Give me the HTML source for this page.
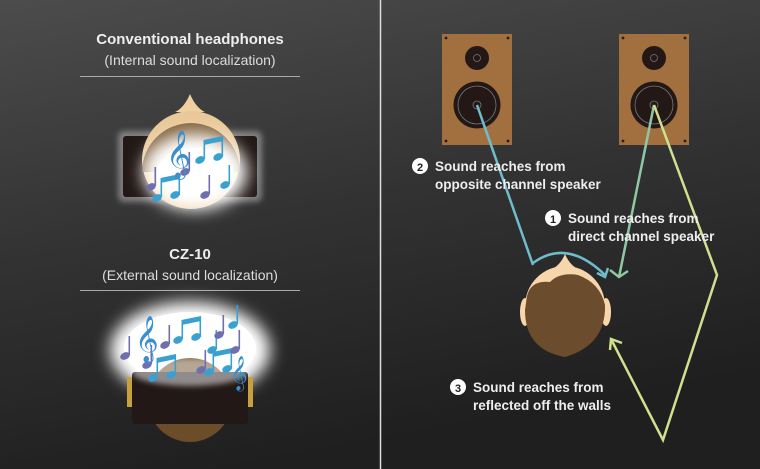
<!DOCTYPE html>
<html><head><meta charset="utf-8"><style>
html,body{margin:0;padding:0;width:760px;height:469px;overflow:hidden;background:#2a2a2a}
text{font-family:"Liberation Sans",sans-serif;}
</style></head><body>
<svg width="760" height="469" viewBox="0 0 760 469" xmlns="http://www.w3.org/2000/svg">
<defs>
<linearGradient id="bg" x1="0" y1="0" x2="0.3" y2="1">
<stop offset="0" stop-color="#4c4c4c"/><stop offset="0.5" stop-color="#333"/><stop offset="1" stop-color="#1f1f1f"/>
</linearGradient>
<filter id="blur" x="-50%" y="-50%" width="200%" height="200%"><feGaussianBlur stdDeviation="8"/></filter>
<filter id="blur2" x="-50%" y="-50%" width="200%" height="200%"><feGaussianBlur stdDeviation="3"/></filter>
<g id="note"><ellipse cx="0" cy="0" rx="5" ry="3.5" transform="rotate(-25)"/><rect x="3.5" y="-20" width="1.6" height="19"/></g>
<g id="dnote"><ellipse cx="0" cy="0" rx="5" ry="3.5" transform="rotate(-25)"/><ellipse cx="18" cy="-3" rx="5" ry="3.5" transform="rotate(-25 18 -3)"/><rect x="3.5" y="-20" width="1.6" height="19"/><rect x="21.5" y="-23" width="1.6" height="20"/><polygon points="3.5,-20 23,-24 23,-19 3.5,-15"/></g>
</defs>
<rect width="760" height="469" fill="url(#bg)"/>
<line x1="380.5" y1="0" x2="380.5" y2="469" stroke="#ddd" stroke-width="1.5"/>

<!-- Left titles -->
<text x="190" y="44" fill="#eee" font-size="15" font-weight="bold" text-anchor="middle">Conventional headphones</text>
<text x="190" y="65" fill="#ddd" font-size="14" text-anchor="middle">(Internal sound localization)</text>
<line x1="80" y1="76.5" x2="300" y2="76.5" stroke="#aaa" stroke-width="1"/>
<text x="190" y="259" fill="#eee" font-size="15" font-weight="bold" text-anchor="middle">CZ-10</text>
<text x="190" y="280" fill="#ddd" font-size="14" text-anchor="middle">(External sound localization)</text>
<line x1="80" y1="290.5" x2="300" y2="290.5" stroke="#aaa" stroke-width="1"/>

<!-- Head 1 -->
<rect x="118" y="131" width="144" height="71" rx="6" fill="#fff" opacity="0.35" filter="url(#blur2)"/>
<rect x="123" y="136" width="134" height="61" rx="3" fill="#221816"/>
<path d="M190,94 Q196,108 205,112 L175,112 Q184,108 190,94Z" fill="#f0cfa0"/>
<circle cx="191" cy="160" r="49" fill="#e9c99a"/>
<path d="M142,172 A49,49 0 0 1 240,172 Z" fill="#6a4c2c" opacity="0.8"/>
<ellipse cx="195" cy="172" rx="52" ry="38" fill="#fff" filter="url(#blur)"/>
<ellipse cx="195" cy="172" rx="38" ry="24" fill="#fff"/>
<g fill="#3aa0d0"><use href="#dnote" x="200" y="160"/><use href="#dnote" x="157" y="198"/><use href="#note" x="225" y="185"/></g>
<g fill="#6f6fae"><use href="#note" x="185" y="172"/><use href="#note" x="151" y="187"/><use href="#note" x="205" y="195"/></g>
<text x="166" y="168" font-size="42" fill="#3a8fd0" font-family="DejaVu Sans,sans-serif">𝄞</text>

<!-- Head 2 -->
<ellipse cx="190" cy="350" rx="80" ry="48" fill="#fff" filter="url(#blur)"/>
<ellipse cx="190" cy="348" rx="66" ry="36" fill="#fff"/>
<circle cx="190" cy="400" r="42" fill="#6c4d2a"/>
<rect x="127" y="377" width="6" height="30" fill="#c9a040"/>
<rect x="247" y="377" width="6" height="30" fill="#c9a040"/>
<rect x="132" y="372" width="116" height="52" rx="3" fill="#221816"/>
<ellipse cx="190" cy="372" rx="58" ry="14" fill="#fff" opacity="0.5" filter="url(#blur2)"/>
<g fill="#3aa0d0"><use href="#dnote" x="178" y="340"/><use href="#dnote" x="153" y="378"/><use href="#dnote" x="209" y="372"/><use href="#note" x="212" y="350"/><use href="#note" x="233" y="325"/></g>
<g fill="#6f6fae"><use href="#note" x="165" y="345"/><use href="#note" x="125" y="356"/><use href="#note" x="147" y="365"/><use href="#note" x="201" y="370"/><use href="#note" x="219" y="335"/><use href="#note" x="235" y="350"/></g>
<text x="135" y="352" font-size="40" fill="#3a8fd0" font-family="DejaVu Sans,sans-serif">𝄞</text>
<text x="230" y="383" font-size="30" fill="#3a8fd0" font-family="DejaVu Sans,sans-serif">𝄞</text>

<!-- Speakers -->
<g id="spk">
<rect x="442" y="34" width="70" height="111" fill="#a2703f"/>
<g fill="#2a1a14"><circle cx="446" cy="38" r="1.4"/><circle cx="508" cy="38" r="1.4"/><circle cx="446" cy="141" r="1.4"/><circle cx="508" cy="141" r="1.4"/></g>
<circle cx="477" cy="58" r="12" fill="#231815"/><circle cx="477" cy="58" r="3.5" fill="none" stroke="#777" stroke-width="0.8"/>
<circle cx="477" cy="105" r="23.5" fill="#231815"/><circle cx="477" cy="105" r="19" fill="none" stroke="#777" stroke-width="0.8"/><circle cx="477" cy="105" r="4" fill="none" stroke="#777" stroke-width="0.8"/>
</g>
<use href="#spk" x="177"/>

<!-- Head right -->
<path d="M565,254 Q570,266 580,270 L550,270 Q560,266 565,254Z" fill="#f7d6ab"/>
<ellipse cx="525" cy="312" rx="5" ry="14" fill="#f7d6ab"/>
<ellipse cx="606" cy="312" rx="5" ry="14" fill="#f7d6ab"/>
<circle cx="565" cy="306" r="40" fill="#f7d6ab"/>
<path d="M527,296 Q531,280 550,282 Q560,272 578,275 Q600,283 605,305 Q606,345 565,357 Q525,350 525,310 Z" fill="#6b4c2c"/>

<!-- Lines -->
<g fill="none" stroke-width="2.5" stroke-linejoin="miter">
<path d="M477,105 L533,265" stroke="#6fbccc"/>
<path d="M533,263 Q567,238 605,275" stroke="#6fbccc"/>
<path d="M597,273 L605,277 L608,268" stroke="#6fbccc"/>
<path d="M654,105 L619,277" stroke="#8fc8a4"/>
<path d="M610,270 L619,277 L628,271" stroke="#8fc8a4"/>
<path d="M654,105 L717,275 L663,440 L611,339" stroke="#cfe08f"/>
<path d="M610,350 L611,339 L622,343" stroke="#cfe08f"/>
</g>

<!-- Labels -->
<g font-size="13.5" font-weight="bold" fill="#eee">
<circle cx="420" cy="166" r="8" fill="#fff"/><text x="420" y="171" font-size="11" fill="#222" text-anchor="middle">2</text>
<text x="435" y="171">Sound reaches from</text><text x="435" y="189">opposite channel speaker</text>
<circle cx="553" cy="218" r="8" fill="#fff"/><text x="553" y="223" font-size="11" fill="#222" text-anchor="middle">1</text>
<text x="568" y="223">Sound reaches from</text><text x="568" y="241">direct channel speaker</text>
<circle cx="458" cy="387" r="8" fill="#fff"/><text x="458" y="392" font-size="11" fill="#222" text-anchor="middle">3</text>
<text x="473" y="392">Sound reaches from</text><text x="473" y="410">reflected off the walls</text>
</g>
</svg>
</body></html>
* * *
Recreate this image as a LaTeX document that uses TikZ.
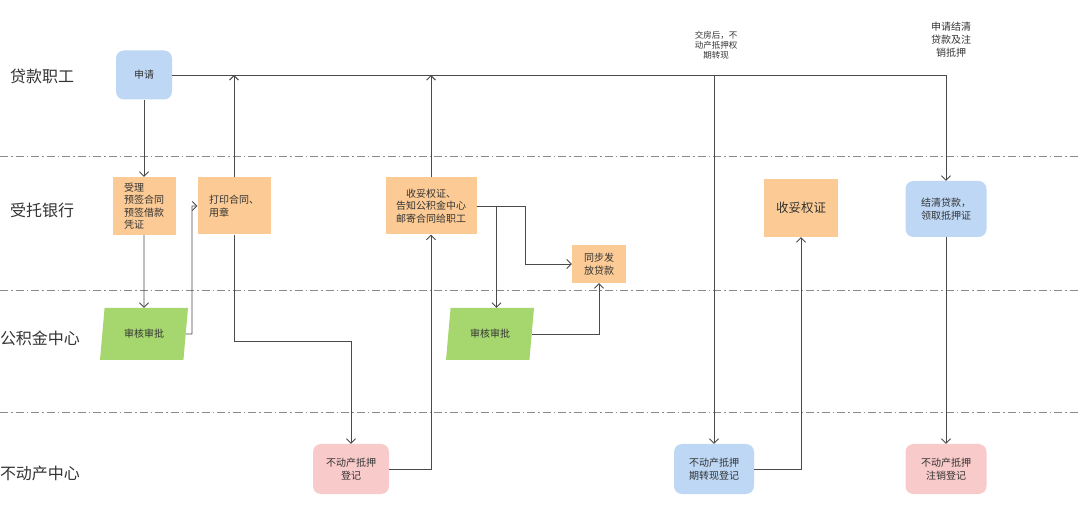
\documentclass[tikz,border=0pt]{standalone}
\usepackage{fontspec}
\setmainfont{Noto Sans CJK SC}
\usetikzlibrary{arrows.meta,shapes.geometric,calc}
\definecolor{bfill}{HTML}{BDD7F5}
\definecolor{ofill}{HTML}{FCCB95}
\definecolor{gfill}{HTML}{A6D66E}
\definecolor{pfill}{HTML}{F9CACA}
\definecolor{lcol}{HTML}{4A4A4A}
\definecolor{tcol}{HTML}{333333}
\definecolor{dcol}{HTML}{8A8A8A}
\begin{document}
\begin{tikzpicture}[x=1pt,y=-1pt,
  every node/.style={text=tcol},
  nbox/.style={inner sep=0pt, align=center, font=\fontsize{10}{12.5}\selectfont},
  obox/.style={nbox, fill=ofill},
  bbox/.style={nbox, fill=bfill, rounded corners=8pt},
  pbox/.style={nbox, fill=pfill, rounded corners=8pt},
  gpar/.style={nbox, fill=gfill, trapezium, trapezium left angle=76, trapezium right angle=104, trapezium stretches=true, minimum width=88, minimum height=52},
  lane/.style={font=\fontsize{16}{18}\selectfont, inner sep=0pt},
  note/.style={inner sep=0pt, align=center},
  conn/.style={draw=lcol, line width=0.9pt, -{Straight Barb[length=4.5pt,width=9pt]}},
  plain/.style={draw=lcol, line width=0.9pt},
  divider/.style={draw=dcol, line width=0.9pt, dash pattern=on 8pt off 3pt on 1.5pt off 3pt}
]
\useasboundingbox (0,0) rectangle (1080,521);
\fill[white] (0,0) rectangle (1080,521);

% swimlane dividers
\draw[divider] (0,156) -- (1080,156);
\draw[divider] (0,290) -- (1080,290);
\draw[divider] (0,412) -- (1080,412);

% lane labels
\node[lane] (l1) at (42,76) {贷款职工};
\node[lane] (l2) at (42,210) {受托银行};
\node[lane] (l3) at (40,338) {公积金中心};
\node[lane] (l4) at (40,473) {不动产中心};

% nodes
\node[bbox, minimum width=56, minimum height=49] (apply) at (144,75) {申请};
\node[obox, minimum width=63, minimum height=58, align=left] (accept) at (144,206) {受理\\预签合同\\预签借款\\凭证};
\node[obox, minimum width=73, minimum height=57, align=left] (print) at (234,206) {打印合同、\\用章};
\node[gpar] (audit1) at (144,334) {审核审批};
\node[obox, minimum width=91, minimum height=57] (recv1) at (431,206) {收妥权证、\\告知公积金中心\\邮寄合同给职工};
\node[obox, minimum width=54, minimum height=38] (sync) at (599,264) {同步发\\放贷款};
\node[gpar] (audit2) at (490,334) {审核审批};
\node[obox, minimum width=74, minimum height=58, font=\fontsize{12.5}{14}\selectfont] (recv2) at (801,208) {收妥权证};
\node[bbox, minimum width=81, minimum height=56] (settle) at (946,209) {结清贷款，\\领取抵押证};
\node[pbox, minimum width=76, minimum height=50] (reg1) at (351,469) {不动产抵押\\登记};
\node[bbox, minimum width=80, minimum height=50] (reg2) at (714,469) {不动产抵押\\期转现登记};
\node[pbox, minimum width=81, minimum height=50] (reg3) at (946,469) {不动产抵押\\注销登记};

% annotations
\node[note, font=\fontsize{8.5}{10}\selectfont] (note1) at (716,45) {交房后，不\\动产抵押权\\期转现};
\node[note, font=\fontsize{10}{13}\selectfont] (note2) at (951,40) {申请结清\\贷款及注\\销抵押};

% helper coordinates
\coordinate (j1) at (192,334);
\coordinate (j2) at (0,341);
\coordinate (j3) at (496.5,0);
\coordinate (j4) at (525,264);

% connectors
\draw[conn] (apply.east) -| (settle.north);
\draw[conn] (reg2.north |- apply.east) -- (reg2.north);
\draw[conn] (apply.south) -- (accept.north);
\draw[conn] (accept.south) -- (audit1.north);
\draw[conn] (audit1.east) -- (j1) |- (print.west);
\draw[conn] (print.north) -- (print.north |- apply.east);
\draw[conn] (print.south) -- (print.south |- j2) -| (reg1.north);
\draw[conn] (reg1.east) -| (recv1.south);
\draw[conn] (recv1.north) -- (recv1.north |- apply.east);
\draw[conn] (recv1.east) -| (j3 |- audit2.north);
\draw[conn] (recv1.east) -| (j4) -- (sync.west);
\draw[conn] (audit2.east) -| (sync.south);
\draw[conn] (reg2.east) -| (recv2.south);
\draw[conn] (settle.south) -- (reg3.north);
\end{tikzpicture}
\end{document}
==
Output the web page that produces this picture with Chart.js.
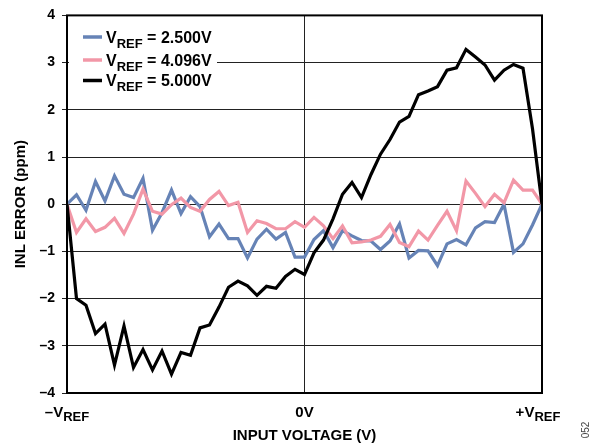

*Do this*
Extract every line that has the string "page" in it.

*Answer to the problem*
Give me the HTML source for this page.
Output the web page that produces this picture with Chart.js.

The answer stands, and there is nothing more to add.